Independent Kurdistan beginning or end of problem for Kurds?

“If anyone can do it, it’s Kurds,” Professor David Romano told Kurdistan 24 in a phone interview.

LOS ANGELES, United States (Kurdistan24) – After a century of statelessness, Kurdistan Region, which hosts a portion of the estimated 40-50 million Kurdish population scattered across the Middle East, announced its resolution to move toward independence from Iraq.

A referendum on September 25, 2017, is to ask Kurdish citizens if they would say yes to having their own country.

Although Kurds have faced genocide for their statelessness, the announcement was received with a mixed response: From utter excitement for potentially achieving an age-old dream to absolute resistance. A group went so far as hiring an American PR firm to internationally oppose the prospect of secession.

Although a section of the opposition is fuelled by petty party politics and personal ambitions, others are genuinely concerned that a stronger government would be harder to reform. They argue that KRG had decades to improve people’s lives and it failed and so they believe having a state would not improve day to day life. 

The parliament has been closed for two years. The government, criticized for corruption, mismanagement, and authoritarianism, is just recovering from economic crisis, war with IS, the influx of refugees and IDPs, and federal government’s budget cut.

Others argue that independence is a matter much bigger than one party's failures and success and should be supported as a cause above and beyond the interests of a limited group.



Dr. David Romano, a professor at the political science department of the Missouri State University and a recognized commentator on Kurdish affairs believes after independence, Kurds would have a better opportunity to improve their internal affairs.

“If anyone can do it, it’s Kurds,” Romano told Kurdistan 24 in a phone interview.

“There are good signs. The parliament is to be reactivated. A date is set for presidential and parliamentary elections and the president has said he would step aside after the elections,” Romano stated.

Although many remain cynical about the said promises, Romano admits that is a positive rhetoric.

“There is no guarantee they would be successful,” he warned, but added that after independence, the government can focus better on social, political, economic problems.”

It is common to blame governments for every problem in the society but Romano who studies and teaches concepts such as “nationalism, social movements, and theories of peace and conflict,” believes leaders can push, but society has to change within itself.

“There have to be societal shifts,” he said. If the Kurdish society wishes to move toward equity, reducing poverty, promoting gender equality, the society should receive education and have the desire to progress.

The KRG has issued laws against domestic violence and has provided government-sponsored shelters for battered women, yet gender issues are still massive in the Region,

Kurdistan Region is a place of contradictions when it comes to women’s rights. On the one hand, there are men in the strictly patriarchal nature of Kurdistan who refuse to accept women as equals. On the other hand, Kurdistan has attracted female entrepreneurs from across the world.

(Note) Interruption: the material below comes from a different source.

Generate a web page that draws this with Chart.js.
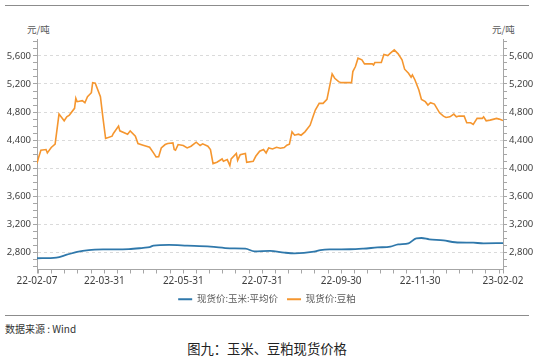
<!DOCTYPE html>
<html><head><meta charset="utf-8">
<script src="https://cdn.jsdelivr.net/npm/chart.js@4"></script>
<style>
html,body{margin:0;padding:0;background:#fff;width:534px;height:358px;overflow:hidden;font-family:"Noto Sans","Noto Sans CJK SC",sans-serif}
#wrap{position:absolute;left:0;top:0;width:534px;height:314px}
.rule{position:absolute;left:5px;width:524px;height:0;border-top:1.5px solid #8c8c8c}
.unit{position:absolute;top:22px;font-size:9.5px;color:#595959;font-family:"Noto Sans CJK SC",sans-serif}
#src{position:absolute;left:5px;top:321px;font-size:10px;color:#333;font-family:"Noto Sans CJK SC",sans-serif}
#title{position:absolute;left:0;width:534px;top:339px;text-align:center;font-size:13.3px;color:#222;font-family:"Noto Sans CJK SC",sans-serif}
</style></head>
<body>
<div class="rule" style="top:5px"></div>
<div class="unit" style="left:27px">元/吨</div>
<div class="unit" style="left:492px">元/吨</div>
<div id="wrap"><canvas id="c" width="534" height="314"></canvas></div>
<div class="rule" style="top:315px"></div>
<div id="src">数据来源 : Wind</div>
<div id="title">图九：玉米、豆粕现货价格</div>
<script>
const startDate = '2022-02-07';
const tickLabelDates = ['2022-02-07','2022-03-31','2022-05-31','2022-07-31','2022-09-30','2022-11-30','2023-02-02'];
const seriesNames = ['现货价:玉米:平均价','现货价:豆粕'];
const seriesColors = ['#2f78ab','#f5962f'];

const cornDates = ['2022-02-07','2022-02-22','2022-03-02','2022-03-10','2022-03-19','2022-03-30','2022-04-19','2022-04-30','2022-05-05','2022-05-08','2022-05-20','2022-06-03','2022-06-21','2022-07-06','2022-07-18','2022-07-25','2022-08-06','2022-08-17','2022-08-25','2022-09-09','2022-09-14','2022-09-21','2022-10-07','2022-10-17','2022-10-28','2022-11-07','2022-11-13','2022-11-21','2022-11-27','2022-12-01','2022-12-07','2022-12-18','2022-12-27','2023-01-10','2023-01-18','2023-02-02'];
const cornValues = [2720,2730,2770,2810,2835,2845,2850,2868,2878,2900,2910,2900,2886,2862,2857,2819,2824,2800,2790,2814,2836,2846,2848,2857,2874,2886,2917,2933,3003,3008,2990,2974,2948,2941,2933,2935];

const mealDates = ['2022-02-07','2022-02-08','2022-02-10','2022-02-14','2022-02-15','2022-02-18','2022-02-21','2022-02-24','2022-02-28','2022-03-02','2022-03-04','2022-03-08','2022-03-09','2022-03-10','2022-03-14','2022-03-16','2022-03-18','2022-03-21','2022-03-22','2022-03-24','2022-03-28','2022-03-30','2022-04-01','2022-04-06','2022-04-07','2022-04-11','2022-04-12','2022-04-18','2022-04-20','2022-04-24','2022-04-26','2022-04-30','2022-05-05','2022-05-08','2022-05-10','2022-05-12','2022-05-14','2022-05-17','2022-05-19','2022-05-23','2022-05-24','2022-05-25','2022-05-27','2022-05-31','2022-06-03','2022-06-06','2022-06-10','2022-06-13','2022-06-15','2022-06-19','2022-06-21','2022-06-23','2022-06-26','2022-06-30','2022-07-01','2022-07-04','2022-07-06','2022-07-07','2022-07-11','2022-07-12','2022-07-14','2022-07-18','2022-07-19','2022-07-24','2022-07-26','2022-07-29','2022-08-01','2022-08-03','2022-08-05','2022-08-08','2022-08-11','2022-08-14','2022-08-17','2022-08-19','2022-08-21','2022-08-23','2022-08-25','2022-08-28','2022-08-30','2022-09-02','2022-09-06','2022-09-08','2022-09-10','2022-09-13','2022-09-16','2022-09-19','2022-09-23','2022-09-25','2022-09-28','2022-09-30','2022-10-08','2022-10-09','2022-10-11','2022-10-13','2022-10-16','2022-10-18','2022-10-24','2022-10-25','2022-10-26','2022-10-31','2022-11-02','2022-11-05','2022-11-07','2022-11-10','2022-11-13','2022-11-16','2022-11-18','2022-11-21','2022-11-23','2022-11-24','2022-11-26','2022-11-29','2022-12-01','2022-12-04','2022-12-06','2022-12-08','2022-12-11','2022-12-15','2022-12-18','2022-12-20','2022-12-23','2022-12-26','2022-12-28','2022-12-30','2023-01-03','2023-01-05','2023-01-08','2023-01-10','2023-01-13','2023-01-17','2023-01-18','2023-01-20','2023-01-23','2023-01-26','2023-01-28','2023-01-30','2023-02-01','2023-02-02'];
const mealValues = [4070,4139,4257,4267,4219,4296,4343,4771,4676,4733,4757,4853,4996,4948,4962,4933,5019,5076,5219,5210,5019,4710,4424,4457,4495,4600,4533,4486,4533,4457,4352,4329,4300,4219,4162,4165,4290,4338,4352,4362,4267,4257,4338,4324,4290,4314,4371,4324,4348,4314,4267,4067,4086,4133,4100,4124,4038,4133,4210,4114,4195,4210,4086,4100,4171,4243,4267,4219,4290,4276,4300,4285,4295,4329,4343,4519,4471,4486,4471,4519,4614,4724,4829,4924,4924,4981,5343,5281,5233,5219,5219,5376,5448,5567,5543,5486,5486,5471,5505,5505,5619,5605,5638,5686,5629,5543,5410,5352,5295,5329,5257,5114,4981,4948,4900,4933,4914,4790,4743,4724,4733,4771,4733,4743,4743,4648,4648,4624,4710,4710,4733,4676,4686,4700,4710,4700,4686,4680];

const yMin = 2560, yMax = 5840, yMajorStep = 400, yMinorStep = 100;
const minorPerLabel = 6;

const DAY = 86400000;
const t0 = Date.parse(startDate + 'T00:00:00Z');
const dayOf = s => Math.round((Date.parse(s + 'T00:00:00Z') - t0) / DAY);
const labelDays = tickLabelDates.map(dayOf);
const xMin = labelDays[0], xMax = labelDays[labelDays.length - 1];

function xTickValues() {
  const step = (labelDays[2] - labelDays[1]) / minorPerLabel;
  const vals = [xMin, xMax];
  for (let v = labelDays[1]; v > xMin; v -= step) vals.push(v);
  for (let v = labelDays[1] + step; v < xMax; v += step) vals.push(v);
  return vals.sort((a, b) => a - b);
}
const yTickValues = [];
for (let v = Math.ceil(yMin / yMinorStep) * yMinorStep; v <= yMax; v += yMinorStep) yTickValues.push(v);

const FONT = '"Noto Sans", "Noto Sans CJK SC", sans-serif';
Chart.defaults.font.family = FONT;
const AX = '#a6a6a6';

function yAxis(pos, w) {
  return {
    type: 'linear', position: pos, min: yMin, max: yMax,
    afterBuildTicks: s => { s.ticks = yTickValues.map(v => ({ value: v })); },
    afterFit: s => { s.width = w; },
    ticks: {
      autoSkip: false, padding: 2, color: '#404040', font: { size: 9.5 },
      callback: v => (v % yMajorStep === 0 ? v.toLocaleString('en-US') : '')
    },
    grid: {
      drawOnChartArea: pos === 'left',
      color: c => (c.tick && c.tick.value % yMajorStep === 0 ? '#dadada' : 'rgba(0,0,0,0)'),
      tickColor: AX, tickLength: 4, lineWidth: 1, tickBorderDash: []
    },
    border: { color: AX, width: 1, dash: [3, 3] }
  };
}

new Chart(document.getElementById('c'), {
  type: 'line',
  data: {
    datasets: [
      {
        label: seriesNames[0],
        data: cornDates.map((d, i) => ({ x: dayOf(d), y: cornValues[i] })),
        borderColor: seriesColors[0], backgroundColor: seriesColors[0],
        borderWidth: 1.8, pointRadius: 0, cubicInterpolationMode: 'monotone', fill: false
      },
      {
        label: seriesNames[1],
        data: mealDates.map((d, i) => ({ x: dayOf(d), y: mealValues[i] })),
        borderColor: seriesColors[1], backgroundColor: seriesColors[1],
        borderWidth: 1.6, pointRadius: 0, tension: 0, fill: false
      }
    ]
  },
  options: {
    responsive: false, animation: false, devicePixelRatio: 1,
    layout: { padding: { top: 39, left: 0, right: 0, bottom: 0 } },
    plugins: {
      tooltip: { enabled: false },
      legend: {
        position: 'bottom',
        labels: {
          boxWidth: 14, boxHeight: 2, padding: 9, color: '#595959',
          font: { size: 9.5 },
          generateLabels: chart => Chart.defaults.plugins.legend.labels.generateLabels(chart)
            .map(l => Object.assign(l, { lineWidth: 0, strokeStyle: 'rgba(0,0,0,0)' }))
        }
      }
    },
    scales: {
      x: {
        type: 'linear', min: xMin, max: xMax,
        afterBuildTicks: s => { s.ticks = xTickValues().map(v => ({ value: v })); },
        afterFit: s => { s.height = 16; },
        ticks: {
          autoSkip: false, maxRotation: 0, minRotation: 0, padding: 2, color: '#404040', font: { size: 10 },
          callback: v => {
            const i = labelDays.findIndex(d => Math.abs(d - v) < 0.01);
            return i >= 0 ? tickLabelDates[i].slice(2) : '';
          }
        },
        grid: { drawOnChartArea: false, tickColor: AX, tickLength: 4 },
        border: { color: AX, width: 1 }
      },
      y: yAxis('left', 37),
      y2: yAxis('right', 31)
    }
  }
});
</script>
</body></html>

As such, Kurdistan has been a much more progressive place for women than the rest of Iraq, although there is much that needs to be done.

Romano believes given the realities on the ground, remaining part of Iraq will not lead to solving gender or other issues.

Moreover, he says it would be easier to hold the Kurdish authorities accountable after independence, adding that resolving major issues need “complex strategies” that society should push for.



The referendum is not only facing internal obstacles. Neighboring countries have voiced their opposition loud and clear.

If the referendum gets the majority support and the Kurdistan declares independence, will there be a war?

Romano believes once independence is achieved, whether it is a unilateral declaration of statehood or is done in negotiations with Baghdad, neighboring countries will start competing over expanding their political and economic influence on Kurdistan.

He believes the chances of military interventions are slim with Iraq and Syria being weak and Iran and Turkey otherwise occupied.

“Although the option of an embargo, Qatar-style, is possible, it would be a costly maneuver,” Romano said.

He noted that Turkey has made a lot of investment in Kurdistan Region and if it imposed sanctions on Kurdistan, the rival partner would benefit.

“Unless both countries coordinate. But they compete on too many aspects. In most likelihood, we will see a grudging continuing of competitive attempts to expand influence in the new country,” he said.

Romano noted that KRG has been diplomatic in negotiating with hostile states and clarifying that statehood would be no threat to them. 

Nevertheless, there could be smaller scales attempts at engaging in a skirmish along the border, such as sending car bombers, in the hope of finding weak points and exploiting them, he said.

“This is a window of opportunity,” he concluded, “If Kurds have the resolution, they can achieve statehood,” noting that Vietnam was able to defeat the US by willpower and not by military power.